Recently, many U.S. press sources have speculated that the United States may take action against Iraq sooner rather than later. While in Turkey, Wolfowitz stated repeatedly that no final decisions had been made about either the timing or the specific mode of intervention. That said, if the Iraq question were to come to a head while elections loomed in Turkey (or soon after elections, while a new coalition government was being formed), Turkey would be unable to ignore the issue. No matter who is in power, many of the same concerns will arise; moreover, the Turkish military will have a strong voice in whatever policy is adopted on such an important security question. Therefore, the Turkish stance on U.S. action against Iraq may not depend much on whether this action takes place before or after Turkish elections.

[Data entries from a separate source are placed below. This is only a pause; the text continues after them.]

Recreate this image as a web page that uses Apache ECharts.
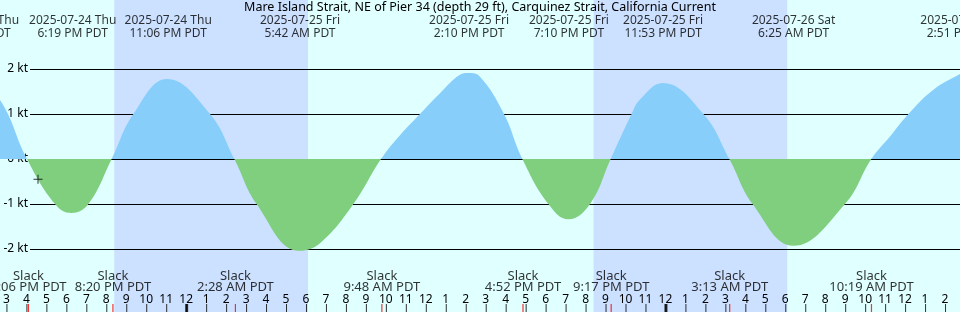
<!DOCTYPE html>
<html>
<head>
<meta charset="utf-8">
<script src="https://cdn.jsdelivr.net/npm/echarts@6/dist/echarts.min.js"></script>
<style>
html,body{margin:0;padding:0;background:#E0FFFF;}
#c{width:960px;height:312px;}
</style>
</head>
<body>
<div id="c"></div>
<script>
// ---- Data (hours since 2025-07-24 00:00 PDT) ----
const titleText = 'Mare Island Strait, NE of Pier 34 (depth 29 ft), Carquinez Strait, California Current';
const curveHours = [13.45, 14.75, 16.1, 17.5, 18.317, 19.17, 20.333, 21.42, 23.1, 25.25, 26.467, 27.58, 29.7, 30.75, 32.42, 33.8, 34.75, 35.75, 36.75, 37.75, 38.167, 38.75, 39.95, 40.867, 42.17, 43.167, 44.25, 45.283, 46.33, 46.75, 47.883, 49.92, 51.217, 52.38, 54.417, 57.0, 58.317, 59.25, 60.17, 61.42, 62.75, 62.85];
const curveKnots = [1.8, 1.31, 0, -1, -1.2, -1, 0, 1, 1.78, 1, 0, -1, -2.04, -1.87, -1, 0, 0.53, 1.0, 1.46, 1.87, 1.91, 1.83, 1, 0, -1, -1.34, -1, 0, 1, 1.32, 1.69, 1, 0, -1, -1.93, -1, 0, 0.5, 1, 1.54, 1.89, 1.9];

const extremeHours = [13.45, 18.317, 23.1, 29.7, 38.167, 43.167, 47.883, 54.417, 62.85];
const extremeDates = ['2025-07-24 Thu', '2025-07-24 Thu', '2025-07-24 Thu', '2025-07-25 Fri', '2025-07-25 Fri', '2025-07-25 Fri', '2025-07-25 Fri', '2025-07-26 Sat', '2025-07-26 Sat'];
const extremeTimes = ['1:27 PM PDT', '6:19 PM PDT', '11:06 PM PDT', '5:42 AM PDT', '2:10 PM PDT', '7:10 PM PDT', '11:53 PM PDT', '6:25 AM PDT', '2:51 PM PDT'];

const slackHours = [16.1, 20.333, 26.467, 33.8, 40.867, 45.283, 51.217, 58.317];
const slackTimes = ['4:06 PM PDT', '8:20 PM PDT', '2:28 AM PDT', '9:48 AM PDT', '4:52 PM PDT', '9:17 PM PDT', '3:13 AM PDT', '10:19 AM PDT'];

const nightStarts = [20.4, 44.4];
const nightEnds = [30.1, 54.1];

const nowHour = [16.65];
const nowKnots = [-0.45];

const yTicks = [-2, -1, 0, 1, 2];

// ---- Styles / layout ----
const FONT = 'Noto Sans';
const DAY = '#E0FFFF', NIGHT = '#CCE0FF', FLOOD = '#87CEFA', EBB = '#7FCF7F';
const XMIN = 14.75, XMAX = 62.75;
const MAIN_TOP = 24, MAIN_H = 270, MAIN_MIN = -3, MAIN_MAX = 3;
const zeroY = MAIN_TOP + MAIN_H * MAIN_MAX / (MAIN_MAX - MAIN_MIN);
const H = 312;
const TICK_Y = 308;

const hourTicks = [];
for (let h = Math.ceil(XMIN); h <= XMAX; h++) hourTicks.push(h);
const midnights = hourTicks.filter(h => h % 24 === 0);
const hourLabel = v => { const h = ((v % 12) + 12) % 12; return h === 0 ? '12' : String(h); };

const chart = echarts.init(document.getElementById('c'), null, {renderer: 'canvas'});
const transparentItem = {color: 'rgba(0,0,0,0)'};
const zOff = zeroY / H;

chart.setOption({
  animation: false,
  backgroundColor: DAY,
  textStyle: {fontFamily: FONT},
  title: {
    text: titleText, left: 'center', top: 0.5, padding: 0,
    textStyle: {fontFamily: FONT, fontSize: 12.5, fontWeight: 'normal', color: '#000'}
  },
  grid: [
    {left: 0, right: 0, top: 0, bottom: 0},
    {left: 30, right: 0, top: 69, height: 180},
    {left: 0, right: 0, top: MAIN_TOP, height: MAIN_H}
  ],
  xAxis: [
    {
      type: 'value', gridIndex: 0, min: XMIN, max: XMAX, position: 'bottom',
      axisLine: {show: false},
      axisTick: {show: false},
      axisLabel: {show: true, inside: true, margin: 6.5, customValues: hourTicks, formatter: hourLabel, color: '#000', fontSize: 12, fontFamily: FONT},
      splitLine: {show: false}
    },
    {type: 'value', gridIndex: 1, min: 0, max: 1, show: false},
    {type: 'value', gridIndex: 2, min: XMIN, max: XMAX, show: false}
  ],
  yAxis: [
    {type: 'value', gridIndex: 0, min: 0, max: H, inverse: true, show: false},
    {
      type: 'value', gridIndex: 1, min: yTicks[0], max: yTicks[yTicks.length - 1], interval: 1,
      axisLine: {show: false}, axisTick: {show: false},
      axisLabel: {margin: 2, color: '#000', fontSize: 12, fontFamily: FONT, formatter: v => v + ' kt'},
      splitLine: {show: true, lineStyle: {color: '#000', width: 1}}
    },
    {type: 'value', gridIndex: 2, min: MAIN_MIN, max: MAIN_MAX, show: false}
  ],
  series: [
    {
      type: 'custom', xAxisIndex: 0, yAxisIndex: 0, z: -5, silent: true,
      data: nightStarts.map((s, i) => [s, nightEnds[i]]),
      encode: {x: [0, 1]},
      renderItem: (params, api) => {
        const a = api.coord([api.value(0), 0]);
        const b = api.coord([api.value(1), H]);
        return {type: 'rect', shape: {x: a[0], y: a[1], width: b[0] - a[0], height: b[1] - a[1]}, style: {fill: NIGHT}};
      }
    },
    {
      type: 'line', xAxisIndex: 2, yAxisIndex: 2, z: 2, silent: true,
      data: curveHours.map((h, i) => [h, curveKnots[i]]),
      smooth: 0.42, symbol: 'none', showSymbol: false,
      lineStyle: {width: 0},
      areaStyle: {
        opacity: 1,
        color: {
          type: 'linear', x: 0, y: 0, x2: 0, y2: H, global: true,
          colorStops: [
            {offset: 0, color: FLOOD}, {offset: zOff, color: FLOOD},
            {offset: zOff, color: EBB}, {offset: 1, color: EBB}
          ]
        }
      }
    },
    {
      type: 'scatter', xAxisIndex: 0, yAxisIndex: 0, clip: false, z: 5, silent: true,
      symbolSize: 1, itemStyle: transparentItem,
      data: extremeHours.map((h, i) => ({value: [h, 27], name: extremeDates[i] + '\n' + extremeTimes[i]})),
      label: {show: true, position: 'inside', formatter: p => p.name, color: '#000', fontSize: 12, fontFamily: FONT, lineHeight: 13.3, align: 'center'}
    },
    {
      type: 'scatter', xAxisIndex: 0, yAxisIndex: 0, clip: false, z: 5, silent: true,
      symbolSize: 1, itemStyle: transparentItem,
      data: slackHours.map((h, i) => ({value: [h, 281.7], name: 'Slack\n' + slackTimes[i]})),
      label: {show: true, position: 'inside', formatter: p => p.name, color: '#000', fontSize: 13, fontFamily: FONT, lineHeight: 11.5, align: 'center'}
    },
    {
      type: 'scatter', xAxisIndex: 0, yAxisIndex: 0, z: 6, silent: true,
      symbol: 'rect', symbolSize: [1, 8], symbolOffset: [0.5, 0], itemStyle: {color: '#000'},
      data: hourTicks.map(h => [h, TICK_Y])
    },
    {
      type: 'scatter', xAxisIndex: 0, yAxisIndex: 0, z: 7, silent: true,
      symbol: 'rect', symbolSize: [1.2, 8], itemStyle: {color: '#FF0000'},
      data: slackHours.map(h => [h, TICK_Y])
    },
    {
      type: 'scatter', xAxisIndex: 0, yAxisIndex: 0, z: 7, silent: true,
      symbol: 'rect', symbolSize: [3, 8], symbolOffset: [0.5, 0], itemStyle: {color: '#000'},
      data: midnights.map(h => [h, TICK_Y])
    },
    {
      type: 'scatter', xAxisIndex: 2, yAxisIndex: 2, z: 8, silent: true,
      symbol: 'path://M0,4L9,4L9,5L0,5Z M4,0L5,0L5,9L4,9Z', symbolSize: [9, 9], itemStyle: {color: '#000'},
      data: nowHour.map((h, i) => [h, nowKnots[i]])
    }
  ]
});
</script>
</body>
</html>
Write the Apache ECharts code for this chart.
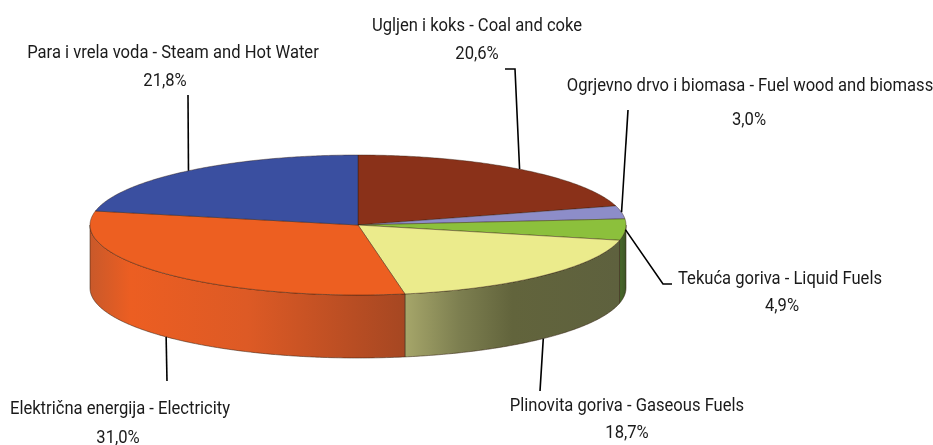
<!DOCTYPE html>
<html>
<head>
<meta charset="utf-8">
<style>html,body{margin:0;padding:0;background:#fff}#c{width:933px;height:445px}</style>
<script src="https://cdn.jsdelivr.net/npm/echarts@6/dist/echarts.min.js"></script>
</head>
<body>
<div id="c"></div>
<script>
// Data
const categories = [
  'Ugljen i koks - Coal and coke',
  'Ogrjevno drvo i biomasa - Fuel wood and biomass',
  'Tekuća goriva - Liquid Fuels',
  'Plinovita goriva - Gaseous Fuels',
  'Električna energija - Electricity',
  'Para i vrela voda - Steam and Hot Water'
];
const shares = [20.6, 3.0, 4.9, 18.7, 31.0, 21.8];
const percentLabels = ['20,6%', '3,0%', '4,9%', '18,7%', '31,0%', '21,8%'];

// Styles
const topColors = ['#8a3119', '#8d8dc9', '#8cc03c', '#ebeb8c', '#ed5f21', '#3a4fa0'];
const wallStops = [
  null, null,
  [[0, '#4a6a2a'], [1, '#3d5526']],
  [[0, '#a6a66a'], [0.25, '#7d7f50'], [0.5, '#62643c'], [1, '#5e613e']],
  [[0, '#c9592a'], [0.13, '#ec5e22'], [0.5, '#dd5a25'], [1, '#a64722']],
  null
];

// Layout
const CX = 358, CY = 225, RX = 268, RY = 70, DEPTH = 63;
const textPos = [
  [[477, 26], [477, 54]],
  [[750, 86], [749, 120]],
  [[780, 279], [782, 306]],
  [[627, 406], [627, 433]],
  [[120, 409], [118, 438]],
  [[173, 53], [165, 81]]
];
// path of each leader line beyond the anchor on the pie rim
const leaderTail = [
  [[515, 69], [505, 69]],
  [[628, 110]],
  [[663, 284], [672, 284]],
  [[540, 391]],
  [[167, 381]],
  [[188, 95]]
];
const FONT = '19px Roboto, "Noto Sans", sans-serif';
const TEXT_SQUEEZE = 0.873;

const total = shares.reduce((a, b) => a + b, 0);
const starts = [];
shares.reduce((acc, v, i) => { starts[i] = acc; return acc + v; }, 0);
const ang = p => p / total * 2 * Math.PI;
const px = t => CX + RX * Math.sin(t);
const py = (t, d) => CY - RY * Math.cos(t) + (d || 0);

function arc(a, b, d) {
  const pts = [], n = Math.max(2, Math.ceil((b - a) / 0.01));
  for (let i = 0; i <= n; i++) {
    const t = a + (b - a) * i / n;
    pts.push([px(t), py(t, d)]);
  }
  return pts;
}

function renderWall(params, api) {
  const i = params.dataIndex;
  const a = Math.max(ang(api.value(0)), Math.PI / 2);
  const b = Math.min(ang(api.value(0) + api.value(1)), 3 * Math.PI / 2);
  if (!wallStops[i] || b <= a) return null;
  const top = arc(a, b, 0), bottom = arc(a, b, DEPTH).reverse();
  const xs = top.map(p => p[0]);
  return {
    type: 'polygon', silent: true,
    shape: { points: top.concat(bottom) },
    style: {
      fill: new echarts.graphic.LinearGradient(Math.min(...xs), 0, Math.max(...xs), 0,
        wallStops[i].map(s => ({ offset: s[0], color: s[1] })), true),
      stroke: 'rgba(50,30,15,0.75)', lineWidth: 0.7
    }
  };
}

function renderTop(params, api) {
  const i = params.dataIndex;
  const a = ang(api.value(0)), b = ang(api.value(0) + api.value(1));
  return {
    type: 'polygon', silent: true,
    shape: { points: [[CX, CY]].concat(arc(a, b, 0)) },
    style: { fill: topColors[i], stroke: 'rgba(50,30,15,0.6)', lineWidth: 0.7 }
  };
}

function renderLeader(params, api) {
  const i = params.dataIndex;
  const mid = ang(api.value(0) + api.value(1) / 2);
  const d = Math.cos(mid) < -0.5 ? DEPTH : 0;
  return {
    type: 'polyline', silent: true,
    shape: { points: [[px(mid), py(mid, d)]].concat(leaderTail[i]) },
    style: { fill: null, stroke: '#000', lineWidth: 1.6 }
  };
}

function renderLabel(params) {
  const i = params.dataIndex;
  const mk = (text, p) => ({
    type: 'text', silent: true,
    x: p[0], y: p[1], scaleX: TEXT_SQUEEZE,
    style: { text, x: 0, y: 0, fill: '#1a1a1a', font: FONT, align: 'center', verticalAlign: 'middle' }
  });
  return { type: 'group', children: [mk(categories[i], textPos[i][0]), mk(percentLabels[i], textPos[i][1])] };
}

const rows = shares.map((v, i) => [starts[i], v]);
const base = { type: 'custom', coordinateSystem: 'none', data: rows, animation: false, silent: true,
  encode: { tooltip: [] } };
const chart = echarts.init(document.getElementById('c'), null, { renderer: 'canvas' });
chart.setOption({
  backgroundColor: '#fff',
  animation: false,
  series: [
    Object.assign({}, base, { name: 'walls', z: 1, renderItem: renderWall }),
    Object.assign({}, base, { name: 'tops', z: 2, renderItem: renderTop }),
    Object.assign({}, base, { name: 'leaders', z: 3, renderItem: renderLeader }),
    Object.assign({}, base, { name: 'labels', z: 4, renderItem: renderLabel })
  ]
});
</script>
</body>
</html>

How Important Is Turkish Cooperation?

Although Wolfowitz emphasized that the United States would implement its plans regardless of Turkey's stance, it would obviously be better for both countries if Turkey cooperated. Turkey has a serious interest in the long-term stability of the region and the creation of a new, democratic Iraq, one in which all elements of the population are represented. Without Turkish involvement, any number of scenarios are possible, including the one Turkey fears most: a state that is torn apart by internal strife. Turks are justly proud of their country's superb performance as the leader of the International Security Assistance Force in Afghanistan. If they are able to escape the malaise created by Turkey's domestic woes, they may well decide that the forthcoming American action can be an opportunity for them to shape the future of yet another nation, one right on their border.